Commentary on Political Economy

Friday 24 December 2021

 One person caught the coronavirus. China locked down 200,000 of their neighbors.





Construction workers line up to be tested for the coronavirus in Xi'an, China, on Dec. 21. (AFP/Getty Images)
By Lily Kuo
December 22 at 7:16 pm Taiwan Time
In response to a single case of the coronavirus, Chinese authorities locked down a southern border city of more than 200,000 people this week, barring the entry of all goods and people. After a cluster of new cases in northwestern China, officials also sealed off a city of 13 million, ordering all residents to stay inside.
The extreme response underlines China’s hypervigilance as Beijing prepares to host the Winter Olympics in February amid new local cases of the omicron variant.
The city of Dongxing, which borders Vietnam in China’s southern Guangxi province, on Wednesday ordered all households to quarantine at home until further notice after a resident tested positive during a routine screening, according to state broadcaster CCTV. Schools, public transportation and most businesses, except for supermarkets and pharmacies, were temporarily shuttered as authorities launched a campaign to test everyone in the city.
Customs processing in the city, the entry point for a million tons of goods annually from Vietnam, was also halted while the Chinese Embassy in Hanoi asked Chinese citizens in Vietnam not to return by land.
[As omicron arrives in China, covid restrictions leave millions facing holidays without family]
Authorities in Xi’an in Shaanxi province locked down the city of 13 million, allowing only one person per household to go outside every other day to buy supplies — measures reminiscent of the unprecedented lockdown of the city of Wuhan in early 2020.
Officials in Xi’an say they are facing the “double threat” of new coronavirus cases as well as an outbreak of hemorrhagic fever, a seasonal disease caused by the hantavirus. “Currently, the situation of pandemic prevention and control remains complicated and grim,” said Zhang Fenghu, deputy secretary general of the city government, announcing the lockdown after authorities reported 52 new coronavirus cases Wednesday. The city has reported a total of 143 cases since Dec 9.
China’s pursuit of a stringent “zero covid” policy has resulted in increasingly strict border controls and quarantines and frequent lockdowns across the country. According to Vietnam’s state-controlled Hanoi Times, more than 6,000 trucks carrying fruit have been stranded along the Chinese-Vietnamese border for several weeks.

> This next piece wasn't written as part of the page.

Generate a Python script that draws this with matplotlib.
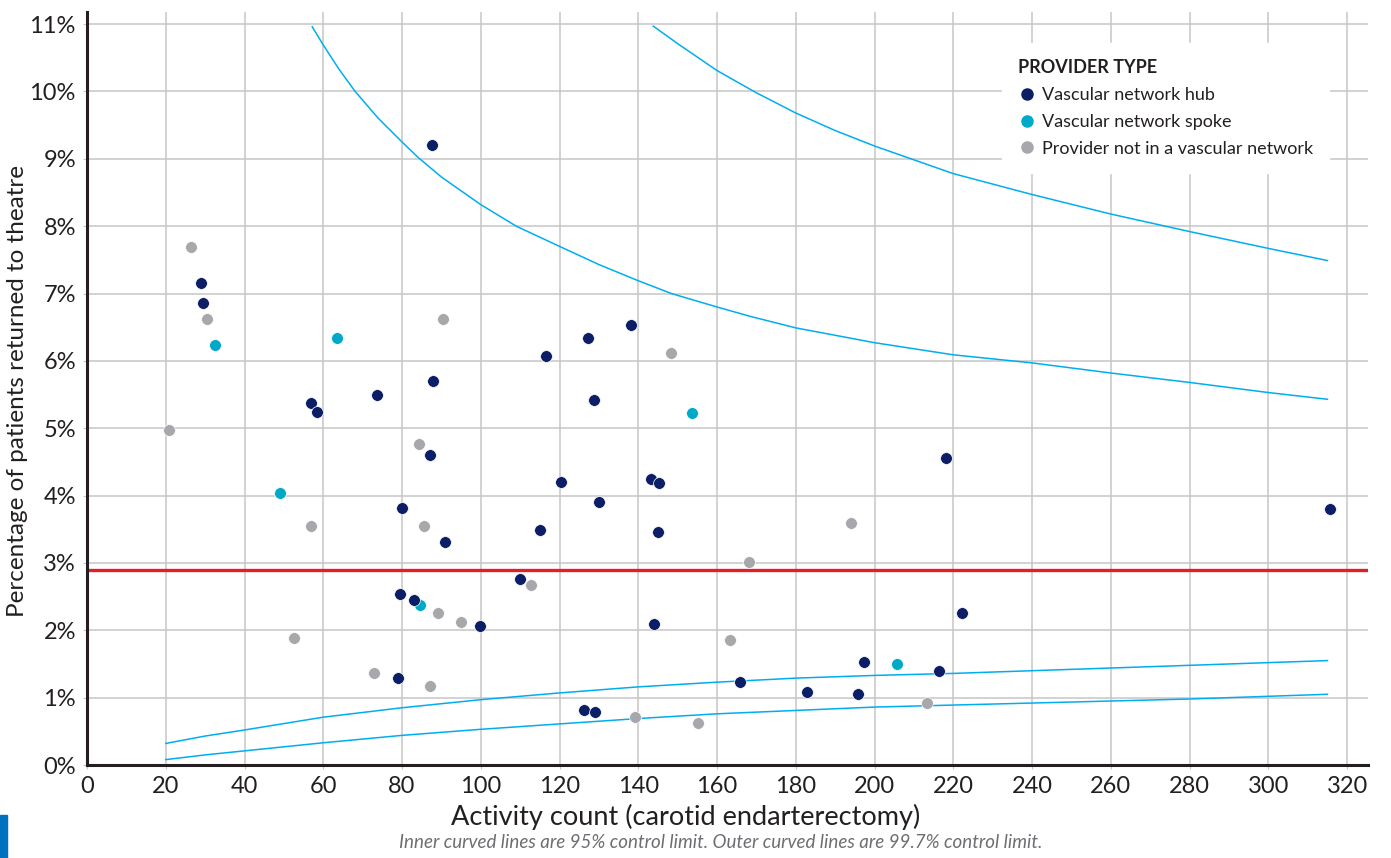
import matplotlib
matplotlib.use("Agg")
import matplotlib.pyplot as plt
from matplotlib.lines import Line2D
from matplotlib.patches import Rectangle

plt.rcParams['font.family'] = ['Lato', 'DejaVu Sans']

# provider points: activity count vs % returned to theatre
hub_x = [87.6, 28.9, 29.4, 56.9, 58.3, 73.6, 87.8, 87.0, 80.0, 90.9, 116.6, 127.3,
         138.1, 128.8, 120.3, 115.1, 129.9, 143.1, 145.3, 145.0, 109.9, 79.4, 83.0,
         99.9, 78.9, 143.9, 126.2, 129.0, 165.9, 182.9, 195.8, 197.3, 216.4, 218.2,
         222.3, 315.7]
hub_y = [9.2, 7.16, 6.86, 5.37, 5.24, 5.49, 5.70, 4.61, 3.82, 3.31, 6.07, 6.34,
         6.54, 5.42, 4.20, 3.49, 3.90, 4.24, 4.19, 3.46, 2.76, 2.54, 2.45,
         2.06, 1.29, 2.10, 0.82, 0.79, 1.23, 1.08, 1.06, 1.53, 1.40, 4.56,
         2.26, 3.80]

spoke_x = [32.5, 63.5, 49.1, 84.5, 153.6, 205.7]
spoke_y = [6.23, 6.34, 4.04, 2.37, 5.23, 1.50]

other_x = [26.4, 30.4, 90.5, 20.8, 84.3, 56.8, 85.6, 148.3, 112.7, 89.1, 95.1,
           52.5, 72.8, 87.1, 163.3, 168.1, 194.1, 213.3, 139.1, 155.2]
other_y = [7.69, 6.62, 6.62, 4.97, 4.77, 3.55, 3.55, 6.11, 2.67, 2.26, 2.13,
           1.89, 1.37, 1.17, 1.86, 3.02, 3.60, 0.92, 0.71, 0.63]

national_rate = 2.9

# control limits
upper95_x = [57.2, 60, 64, 68.1, 74, 80, 84.1, 90, 100, 109, 120, 130, 140, 148.4,
             160, 168.5, 180, 200, 220, 240, 260, 280, 300, 315]
upper95_y = [10.96, 10.69, 10.33, 10.0, 9.6, 9.25, 9.02, 8.73, 8.32, 8.0, 7.70, 7.43,
             7.19, 7.0, 6.80, 6.66, 6.49, 6.27, 6.09, 5.97, 5.82, 5.68, 5.53, 5.43]
upper997_x = [143.8, 150, 160, 170, 180, 190, 200, 220, 240, 260, 280, 300, 315]
upper997_y = [10.97, 10.71, 10.31, 9.98, 9.68, 9.42, 9.19, 8.78, 8.47, 8.18, 7.92,
              7.67, 7.49]
lower_x = [20, 30, 40, 60, 80, 100, 120, 140, 160, 180, 200, 220, 240, 260, 280,
           300, 315]
lower95_y = [0.32, 0.43, 0.52, 0.71, 0.85, 0.97, 1.07, 1.16, 1.23, 1.29, 1.33, 1.36,
             1.40, 1.44, 1.48, 1.52, 1.55]
lower997_y = [0.08, 0.15, 0.21, 0.33, 0.44, 0.53, 0.61, 0.69, 0.76, 0.81, 0.86, 0.89,
              0.92, 0.95, 0.98, 1.02, 1.05]

x_ticks = list(range(0, 321, 20))
y_ticks = list(range(0, 12))

HUB = '#0c1f66'
SPOKE = '#00a9c8'
OTHER = '#a7a8ac'
LIMIT = '#00aeef'
RED = '#e31e24'
GRID = '#c6c6c8'
TXT = '#231f20'

fig = plt.figure(figsize=(13.91, 8.58), dpi=100)
ax = fig.add_axes([87/1391, 1 - 765/858, (1368 - 87)/1391, (765 - 12)/858])

ax.set_xlim(0, 325.3)
ax.set_ylim(0, 11.18)
ax.set_xticks(x_ticks)
ax.set_yticks(y_ticks)
ax.set_yticklabels(['%d%%' % v for v in y_ticks])
ax.grid(True, color=GRID, lw=1.1, zorder=0)
ax.set_axisbelow(True)

for s in ['top', 'right']:
    ax.spines[s].set_visible(False)
for s in ['left', 'bottom']:
    ax.spines[s].set_color(TXT)
    ax.spines[s].set_linewidth(2.2)
ax.tick_params(length=3, color=GRID, labelsize=17, labelcolor=TXT, pad=5)

ax.axhline(national_rate, color=RED, lw=2.4, zorder=2)

ax.plot(upper95_x, upper95_y, color=LIMIT, lw=1.1, zorder=2)
ax.plot(upper997_x, upper997_y, color=LIMIT, lw=1.1, zorder=2)
ax.plot(lower_x, lower95_y, color=LIMIT, lw=1.1, zorder=2)
ax.plot(lower_x, lower997_y, color=LIMIT, lw=1.1, zorder=2)

ax.scatter(other_x, other_y, s=72, color=OTHER, edgecolor='white', linewidth=0.5, zorder=3)
ax.scatter(spoke_x, spoke_y, s=72, color=SPOKE, edgecolor='white', linewidth=0.5, zorder=3)
ax.scatter(hub_x, hub_y, s=72, color=HUB, edgecolor='white', linewidth=0.5, zorder=3)

ax.set_xlabel('Activity count (carotid endarterectomy)', fontsize=19.5, color=TXT)
ax.xaxis.set_label_coords(0.4676, -0.069)
ax.set_ylabel('Percentage of patients returned to theatre', fontsize=17.5, color=TXT)
ax.yaxis.set_label_coords(-0.0546, 0.497)
ax.xaxis.label.set_va('center')
ax.yaxis.label.set_va('center')

handles = [Line2D([], [], ls='none', marker='o', ms=8, color=c)
           for c in [HUB, SPOKE, OTHER]]
leg = ax.legend(handles, ['Vascular network hub', 'Vascular network spoke',
                          'Provider not in a vascular network'],
                title='PROVIDER TYPE', loc='upper left',
                bbox_to_anchor=((993 - 87)/1281, (765 - 34)/753),
                frameon=True, fancybox=False, framealpha=1, edgecolor='white',
                fontsize=13, title_fontsize=13, handletextpad=0.3,
                handlelength=1.0, labelspacing=0.6, borderpad=0.9,
                alignment='left')
leg.get_title().set_fontweight('bold')
leg.get_title().set_color(TXT)
for t in leg.get_texts():
    t.set_color(TXT)
leg.set_zorder(5)

fig.patches.append(Rectangle((0, 0), 7/1391, 43/858, transform=fig.transFigure,
                             color='#0070c0', figure=fig))
fig.text(0.518, 0.008, 'Inner curved lines are 95% control limit. '
         'Outer curved lines are 99.7% control limit.',
         ha='center', va='bottom', fontsize=13.5, style='italic', color='#6d6e71')

fig.savefig('out.png', dpi=100)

Seven omicron cases have been detected in China over the past two weeks, just before Lunar New Year when millions of residents would normally travel home to spend the holiday with family. Officials — wary of forcing pandemic-weary residents to miss a third Lunar New Year in a row — are strongly urging citizens to “celebrate on the spot” and avoid going home. On Monday, Lei Zhenglong, deputy director of China’s National Health Commission, ordered officials not to let the country’s defenses against omicron relax “in the slightest.”
In Xi’an, authorities were struggling to manage angry and frustrated residents as citywide testing got underway. On Tuesday, the city’s “health code” system, a QR-based tracking app that residents must show before entering public spaces or traveling, had collapsed after being overloaded with traffic.
[In search for coronavirus origins, Hubei caves and wildlife farms draw new scrutiny]
On social media, residents complained that they were not able to ride public transportation or get into their apartment compounds because of the health code system’s failure. In lieu of the app, which includes residents’ vaccine status and recent coronavirus test results, some companies resorted to having employees sign written statements declaring they are not infected.
Authorities have required all residents leaving the city to present an official letter from local authorities allowing them to board departing trains. One resident stranded in the Xi’an North Railway Station described the confusing and contradicting array of rules on the social network Weibo, in a post that was later erased.
“Waited an hour for a nucleic acid test. After buying my ticket, I was told I would need a special certificate from my local neighborhood office,” the post began. “Took an hour bus to that office where someone told me no certificate was needed. Took another hour bus back to the train station where I was told to go back to my neighborhood office. Went back. By then, my nucleic acid test was no longer valid. Waited in line again for another test. Took the result to the neighborhood office who told me to go to the subdistrict office for a letter. Staff there said the leaders were discussing. I waited and waited and waited. Then my coronavirus test expired again.”
Another Weibo user in Xi’an expressed similar sentiments. “These days I feel distress, anger and helplessness,” the person wrote.